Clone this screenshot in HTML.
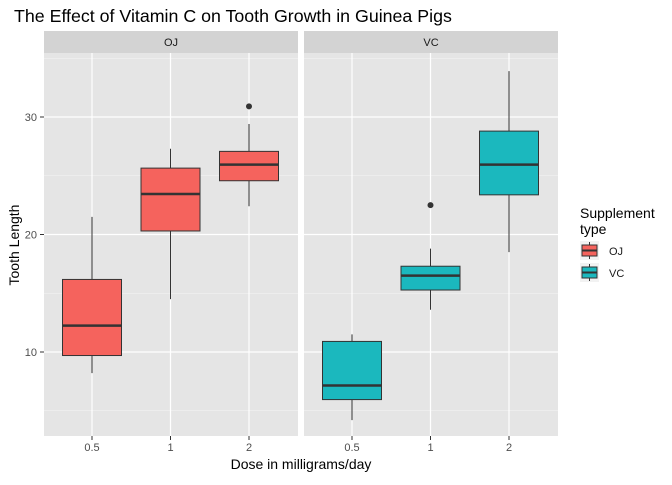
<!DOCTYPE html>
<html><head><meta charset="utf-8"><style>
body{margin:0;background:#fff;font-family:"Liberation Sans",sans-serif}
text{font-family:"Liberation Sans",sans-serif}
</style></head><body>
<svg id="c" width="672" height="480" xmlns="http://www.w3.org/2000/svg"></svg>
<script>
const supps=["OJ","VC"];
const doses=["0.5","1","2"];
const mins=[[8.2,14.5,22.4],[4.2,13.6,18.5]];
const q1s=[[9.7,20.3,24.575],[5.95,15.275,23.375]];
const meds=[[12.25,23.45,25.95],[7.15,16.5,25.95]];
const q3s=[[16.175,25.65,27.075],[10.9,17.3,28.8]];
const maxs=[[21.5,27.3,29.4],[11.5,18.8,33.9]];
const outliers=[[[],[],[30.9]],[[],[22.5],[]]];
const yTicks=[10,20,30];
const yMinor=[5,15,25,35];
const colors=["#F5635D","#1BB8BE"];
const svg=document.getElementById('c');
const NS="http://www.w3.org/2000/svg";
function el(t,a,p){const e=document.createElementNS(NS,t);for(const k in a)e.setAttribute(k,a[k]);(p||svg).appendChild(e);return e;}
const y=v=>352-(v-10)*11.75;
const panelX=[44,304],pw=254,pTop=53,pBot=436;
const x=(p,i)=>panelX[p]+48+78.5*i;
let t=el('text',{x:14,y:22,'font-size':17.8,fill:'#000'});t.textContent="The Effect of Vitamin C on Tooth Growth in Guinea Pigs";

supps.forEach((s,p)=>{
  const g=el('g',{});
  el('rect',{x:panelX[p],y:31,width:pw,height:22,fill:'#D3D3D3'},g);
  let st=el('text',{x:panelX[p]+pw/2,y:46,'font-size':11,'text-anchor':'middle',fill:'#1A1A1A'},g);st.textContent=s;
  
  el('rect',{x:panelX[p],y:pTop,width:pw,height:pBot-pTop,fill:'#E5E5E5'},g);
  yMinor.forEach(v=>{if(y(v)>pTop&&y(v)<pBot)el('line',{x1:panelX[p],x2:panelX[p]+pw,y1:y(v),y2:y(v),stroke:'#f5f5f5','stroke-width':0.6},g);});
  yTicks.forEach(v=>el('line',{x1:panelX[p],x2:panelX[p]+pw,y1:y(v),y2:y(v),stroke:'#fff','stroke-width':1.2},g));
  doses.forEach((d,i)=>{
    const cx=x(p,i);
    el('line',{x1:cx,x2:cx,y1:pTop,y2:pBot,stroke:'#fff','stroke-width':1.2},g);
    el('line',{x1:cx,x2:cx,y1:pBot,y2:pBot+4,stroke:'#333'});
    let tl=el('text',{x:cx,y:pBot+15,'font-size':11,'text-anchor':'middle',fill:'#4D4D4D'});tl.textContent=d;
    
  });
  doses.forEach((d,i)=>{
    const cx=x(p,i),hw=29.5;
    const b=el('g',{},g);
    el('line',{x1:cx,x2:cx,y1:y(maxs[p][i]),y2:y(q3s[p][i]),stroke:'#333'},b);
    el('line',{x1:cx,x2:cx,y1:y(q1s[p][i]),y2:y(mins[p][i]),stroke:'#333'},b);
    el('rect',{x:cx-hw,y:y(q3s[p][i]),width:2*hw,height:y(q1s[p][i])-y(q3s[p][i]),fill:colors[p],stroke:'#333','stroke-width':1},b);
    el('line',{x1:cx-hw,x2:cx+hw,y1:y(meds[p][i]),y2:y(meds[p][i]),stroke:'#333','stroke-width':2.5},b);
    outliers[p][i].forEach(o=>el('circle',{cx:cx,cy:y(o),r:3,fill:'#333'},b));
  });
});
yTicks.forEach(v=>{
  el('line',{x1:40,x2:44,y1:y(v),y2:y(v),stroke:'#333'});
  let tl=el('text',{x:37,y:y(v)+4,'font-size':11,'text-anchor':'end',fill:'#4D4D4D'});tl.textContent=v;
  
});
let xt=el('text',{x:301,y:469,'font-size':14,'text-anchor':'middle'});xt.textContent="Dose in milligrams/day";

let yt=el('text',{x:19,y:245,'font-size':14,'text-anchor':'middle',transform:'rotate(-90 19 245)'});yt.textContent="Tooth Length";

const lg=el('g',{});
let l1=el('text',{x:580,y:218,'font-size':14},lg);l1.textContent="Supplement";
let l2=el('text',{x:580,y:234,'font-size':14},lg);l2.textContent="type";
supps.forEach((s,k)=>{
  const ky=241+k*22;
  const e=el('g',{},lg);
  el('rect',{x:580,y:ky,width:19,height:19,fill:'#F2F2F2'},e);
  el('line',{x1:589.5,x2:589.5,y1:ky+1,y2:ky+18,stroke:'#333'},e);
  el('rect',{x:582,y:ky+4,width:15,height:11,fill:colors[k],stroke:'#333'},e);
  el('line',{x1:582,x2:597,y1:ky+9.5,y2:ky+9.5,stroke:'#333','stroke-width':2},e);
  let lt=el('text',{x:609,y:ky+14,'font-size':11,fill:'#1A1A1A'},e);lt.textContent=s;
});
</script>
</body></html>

# PROBLEM STATEMENT
In your copy of the listing above, reproduce each line exactly and omit all pictures.

# WRITTEN SOLUTION
Clone this screenshot in HTML.
<!DOCTYPE html>
<html><head><meta charset="utf-8"><style>
body{margin:0;background:#fff;font-family:"Liberation Sans",sans-serif}
text{font-family:"Liberation Sans",sans-serif}
</style></head><body>
<svg id="c" width="672" height="480" xmlns="http://www.w3.org/2000/svg"></svg>
<script>
const supps=["OJ","VC"];
const doses=["0.5","1","2"];
const mins=[[8.2,14.5,22.4],[4.2,13.6,18.5]];
const q1s=[[9.7,20.3,24.575],[5.95,15.275,23.375]];
const meds=[[12.25,23.45,25.95],[7.15,16.5,25.95]];
const q3s=[[16.175,25.65,27.075],[10.9,17.3,28.8]];
const maxs=[[21.5,27.3,29.4],[11.5,18.8,33.9]];
const outliers=[[[],[],[30.9]],[[],[22.5],[]]];
const yTicks=[10,20,30];
const yMinor=[5,15,25,35];
const colors=["#F5635D","#1BB8BE"];
const svg=document.getElementById('c');
const NS="http://www.w3.org/2000/svg";
function el(t,a,p){const e=document.createElementNS(NS,t);for(const k in a)e.setAttribute(k,a[k]);(p||svg).appendChild(e);return e;}
const y=v=>352-(v-10)*11.75;
const panelX=[44,304],pw=254,pTop=53,pBot=436;
const x=(p,i)=>panelX[p]+48+78.5*i;
let t=el('text',{x:14,y:22,'font-size':17.8,fill:'#000'});t.textContent="The Effect of Vitamin C on Tooth Growth in Guinea Pigs";

supps.forEach((s,p)=>{
  const g=el('g',{});
  el('rect',{x:panelX[p],y:31,width:pw,height:22,fill:'#D3D3D3'},g);
  let st=el('text',{x:panelX[p]+pw/2,y:46,'font-size':11,'text-anchor':'middle',fill:'#1A1A1A'},g);st.textContent=s;
  
  el('rect',{x:panelX[p],y:pTop,width:pw,height:pBot-pTop,fill:'#E5E5E5'},g);
  yMinor.forEach(v=>{if(y(v)>pTop&&y(v)<pBot)el('line',{x1:panelX[p],x2:panelX[p]+pw,y1:y(v),y2:y(v),stroke:'#f5f5f5','stroke-width':0.6},g);});
  yTicks.forEach(v=>el('line',{x1:panelX[p],x2:panelX[p]+pw,y1:y(v),y2:y(v),stroke:'#fff','stroke-width':1.2},g));
  doses.forEach((d,i)=>{
    const cx=x(p,i);
    el('line',{x1:cx,x2:cx,y1:pTop,y2:pBot,stroke:'#fff','stroke-width':1.2},g);
    el('line',{x1:cx,x2:cx,y1:pBot,y2:pBot+4,stroke:'#333'});
    let tl=el('text',{x:cx,y:pBot+15,'font-size':11,'text-anchor':'middle',fill:'#4D4D4D'});tl.textContent=d;
    
  });
  doses.forEach((d,i)=>{
    const cx=x(p,i),hw=29.5;
    const b=el('g',{},g);
    el('line',{x1:cx,x2:cx,y1:y(maxs[p][i]),y2:y(q3s[p][i]),stroke:'#333'},b);
    el('line',{x1:cx,x2:cx,y1:y(q1s[p][i]),y2:y(mins[p][i]),stroke:'#333'},b);
    el('rect',{x:cx-hw,y:y(q3s[p][i]),width:2*hw,height:y(q1s[p][i])-y(q3s[p][i]),fill:colors[p],stroke:'#333','stroke-width':1},b);
    el('line',{x1:cx-hw,x2:cx+hw,y1:y(meds[p][i]),y2:y(meds[p][i]),stroke:'#333','stroke-width':2.5},b);
    outliers[p][i].forEach(o=>el('circle',{cx:cx,cy:y(o),r:3,fill:'#333'},b));
  });
});
yTicks.forEach(v=>{
  el('line',{x1:40,x2:44,y1:y(v),y2:y(v),stroke:'#333'});
  let tl=el('text',{x:37,y:y(v)+4,'font-size':11,'text-anchor':'end',fill:'#4D4D4D'});tl.textContent=v;
  
});
let xt=el('text',{x:301,y:469,'font-size':14,'text-anchor':'middle'});xt.textContent="Dose in milligrams/day";

let yt=el('text',{x:19,y:245,'font-size':14,'text-anchor':'middle',transform:'rotate(-90 19 245)'});yt.textContent="Tooth Length";

const lg=el('g',{});
let l1=el('text',{x:580,y:218,'font-size':14},lg);l1.textContent="Supplement";
let l2=el('text',{x:580,y:234,'font-size':14},lg);l2.textContent="type";
supps.forEach((s,k)=>{
  const ky=241+k*22;
  const e=el('g',{},lg);
  el('rect',{x:580,y:ky,width:19,height:19,fill:'#F2F2F2'},e);
  el('line',{x1:589.5,x2:589.5,y1:ky+1,y2:ky+18,stroke:'#333'},e);
  el('rect',{x:582,y:ky+4,width:15,height:11,fill:colors[k],stroke:'#333'},e);
  el('line',{x1:582,x2:597,y1:ky+9.5,y2:ky+9.5,stroke:'#333','stroke-width':2},e);
  let lt=el('text',{x:609,y:ky+14,'font-size':11,fill:'#1A1A1A'},e);lt.textContent=s;
});
</script>
</body></html>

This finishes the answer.